Antarctica is known for its ice but beneath that icy sheet, there is a fire as well in the form of subglacial volcanoes. A new study reflected that the melting of Antarctic Glaciers is not only due to climate change, but also due to the subglacial volcanoes and other geothermal “hotspots”. Previously which was believed that the Western Antarctic Glaciers have been melting due to the change in climate, this study on Western Antarctic completely changes our understanding of conditions beneath the West Antarctic Ice Sheet.
The Thwaites Glacier was recently in the news due to its rapid melting under the effect of oceanic erosion and climate change. It was discovered by Researchers at the Institute for Geophysics and The University of Texas at Austin (UTIG), that the Thwaites Glacier in the Western Antarctic is not only being eroded by the ocean, but by geothermal heat beneath the Earth surface. Areas of the glacier that sit near geologic features thought to be volcanic are melting faster than regions farther away from hotspots, said Dustin Schroeder, the study’s lead author and a geophysicist at the University of Texas at Austin.
Many Researchers have forecasted that the Thwaites Glacier is on the verge of collapse. However, Scientists at the University of Texas at Austin (UTIG) said in a statement that, “more data and computer modeling are needed to determine when the collapse will begin in earnest and at what rate the sea level will increase as it proceeds.” The UTIG researchers were able to identify significant sources of geothermal heat under the glacier using ice-penetrating airborne radar techniques, which are distributed over a large area.

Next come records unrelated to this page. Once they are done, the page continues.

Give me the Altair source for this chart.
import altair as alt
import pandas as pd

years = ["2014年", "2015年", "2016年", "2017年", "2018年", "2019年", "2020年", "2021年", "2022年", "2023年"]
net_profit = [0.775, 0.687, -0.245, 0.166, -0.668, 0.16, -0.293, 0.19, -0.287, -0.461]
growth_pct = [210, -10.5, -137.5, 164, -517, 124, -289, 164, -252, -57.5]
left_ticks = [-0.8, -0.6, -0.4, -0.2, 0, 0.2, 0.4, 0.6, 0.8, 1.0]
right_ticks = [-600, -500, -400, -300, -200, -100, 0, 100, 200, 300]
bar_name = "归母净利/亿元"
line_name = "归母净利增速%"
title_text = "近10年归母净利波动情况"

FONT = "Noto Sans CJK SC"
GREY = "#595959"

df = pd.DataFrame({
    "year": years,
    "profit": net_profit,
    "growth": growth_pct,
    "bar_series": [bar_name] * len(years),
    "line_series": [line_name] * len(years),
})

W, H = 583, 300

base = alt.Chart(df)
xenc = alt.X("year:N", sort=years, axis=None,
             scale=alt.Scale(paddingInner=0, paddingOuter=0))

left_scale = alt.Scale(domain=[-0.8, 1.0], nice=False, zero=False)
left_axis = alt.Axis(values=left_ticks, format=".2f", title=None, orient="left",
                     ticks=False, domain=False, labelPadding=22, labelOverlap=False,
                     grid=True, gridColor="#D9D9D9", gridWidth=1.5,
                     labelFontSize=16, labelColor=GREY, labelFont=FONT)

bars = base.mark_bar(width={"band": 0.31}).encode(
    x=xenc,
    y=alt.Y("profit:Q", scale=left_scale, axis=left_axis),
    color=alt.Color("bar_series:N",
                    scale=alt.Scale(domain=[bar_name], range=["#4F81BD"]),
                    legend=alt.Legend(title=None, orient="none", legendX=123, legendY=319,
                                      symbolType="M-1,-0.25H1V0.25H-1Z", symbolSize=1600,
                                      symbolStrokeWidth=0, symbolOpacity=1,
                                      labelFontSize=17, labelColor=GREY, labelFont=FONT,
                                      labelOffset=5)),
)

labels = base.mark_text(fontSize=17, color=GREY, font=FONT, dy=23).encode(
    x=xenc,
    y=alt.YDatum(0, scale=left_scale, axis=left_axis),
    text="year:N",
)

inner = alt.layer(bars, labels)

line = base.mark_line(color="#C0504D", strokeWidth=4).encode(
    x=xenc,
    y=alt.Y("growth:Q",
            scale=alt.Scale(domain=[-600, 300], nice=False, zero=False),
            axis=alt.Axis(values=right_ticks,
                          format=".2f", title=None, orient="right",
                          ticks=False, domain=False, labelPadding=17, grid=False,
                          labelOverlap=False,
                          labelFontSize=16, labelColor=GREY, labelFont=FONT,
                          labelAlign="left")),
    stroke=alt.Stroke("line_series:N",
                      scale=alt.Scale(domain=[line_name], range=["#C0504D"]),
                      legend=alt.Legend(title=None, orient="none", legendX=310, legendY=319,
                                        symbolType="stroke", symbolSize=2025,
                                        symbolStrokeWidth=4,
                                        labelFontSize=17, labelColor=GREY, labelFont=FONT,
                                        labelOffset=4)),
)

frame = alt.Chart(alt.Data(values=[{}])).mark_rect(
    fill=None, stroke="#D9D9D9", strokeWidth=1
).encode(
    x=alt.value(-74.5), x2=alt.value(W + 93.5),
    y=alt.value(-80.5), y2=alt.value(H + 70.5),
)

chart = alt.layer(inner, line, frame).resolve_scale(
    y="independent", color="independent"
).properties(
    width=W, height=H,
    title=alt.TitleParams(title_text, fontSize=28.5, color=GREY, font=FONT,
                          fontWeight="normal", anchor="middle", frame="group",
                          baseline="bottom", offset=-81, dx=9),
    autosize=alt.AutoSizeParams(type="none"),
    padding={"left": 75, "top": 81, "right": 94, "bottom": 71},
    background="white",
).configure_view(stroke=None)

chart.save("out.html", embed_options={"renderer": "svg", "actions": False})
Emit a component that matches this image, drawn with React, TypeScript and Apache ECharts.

Conclusion of the research was that minimum average geothermal heat flow underneath Thwaites Glacier is as high as 100 milliwatts per square meter, with hotspots over 200 milliwatts per square meter. This is extremely high compared to normal areas across the world that is around 65 milliwatts per square meter.
“It’s the most complex thermal environment you might imagine…And then you plop the most critical dynamically unstable ice sheet on planet Earth in the middle of this thing, and then you try to model it. It’s virtually impossible,” Don Blankenship, UTIG scientist says. Currently, most ice models are based on the assumption that geothermal heat is spread out evenly, but with this new study researchers have found that the geothermal heat is not spread out evenly and that different regions receive different intensities of heat.